Este blog não foi criado para quem já fechou as persianas de sua mente e cuidadosamente as fixou para que nenhum filete de luz de novas idéias penetre e perturbe sua sonolenta e estagnante zona de conforto. Este blog é para os poucos que querem entrar na terra firme da experiência direta por não verem outro caminho mais seguro a tomar.

04 abril 2007

O dilema da dependência emocional

O dia amanheceu nublado, com nuvens de um cinza escuro e o ar estava um tanto abafado. Talvez, por ser uma sexta-feira, o trânsito logo cedo se encontrava agitado. Havia muito barulho no ar. Nas calçadas estreitas, vários sacos de lixo aguardavam pelo caminhão com seus quase invisíveis atletas coletores com sua acelerada e exaustiva rotina de trabalho. Aqui e ali, uma ou outra maritaca timidamente dava o ar de sua graça. O jovem andarilho, com uma séria ferida em sua perna esquerda, logo acima do calcanhar, repetia sua rotina de buscar pela doação do seu alimento matutino, doado pelos funcionários da padaria, longe dos olhos do proprietário. O barulho dos ônibus, hoje, parecia quase infernal. Um senhor de cabelos grisalhos, vagarosamente caminhava com seu neto em seu colo.

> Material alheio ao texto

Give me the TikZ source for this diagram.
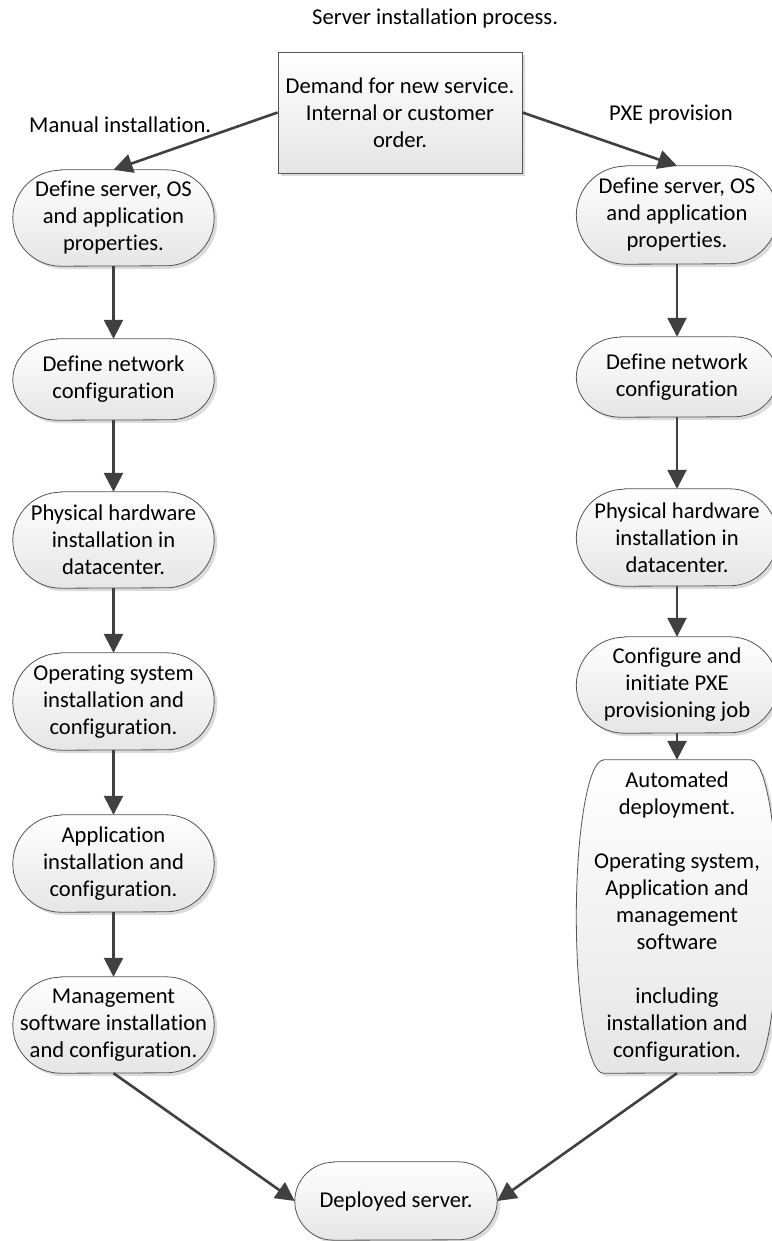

O olhar do garoto refletia inocência, uma vez que ainda não se encontrava contaminado pelo peso da cultura, da crença e da tradição. Na esquina, um jovem com boné na cabeça com a aba voltada para trás, com vários anéis de prata em seus dedos, calças jeans extremamente largas e arrastando pelo chão e um enorme colar de sementes distribuía um pequeno panfleto branco, certamente, um anúncio de algum comerciante local. A cada vez que o vermelho do semáforo se apresentava, repetia sua rotina a passos largos. Alguns guardavam o folheto, outros, um pouco mais adiante o atiravam pela janela do carro em movimento.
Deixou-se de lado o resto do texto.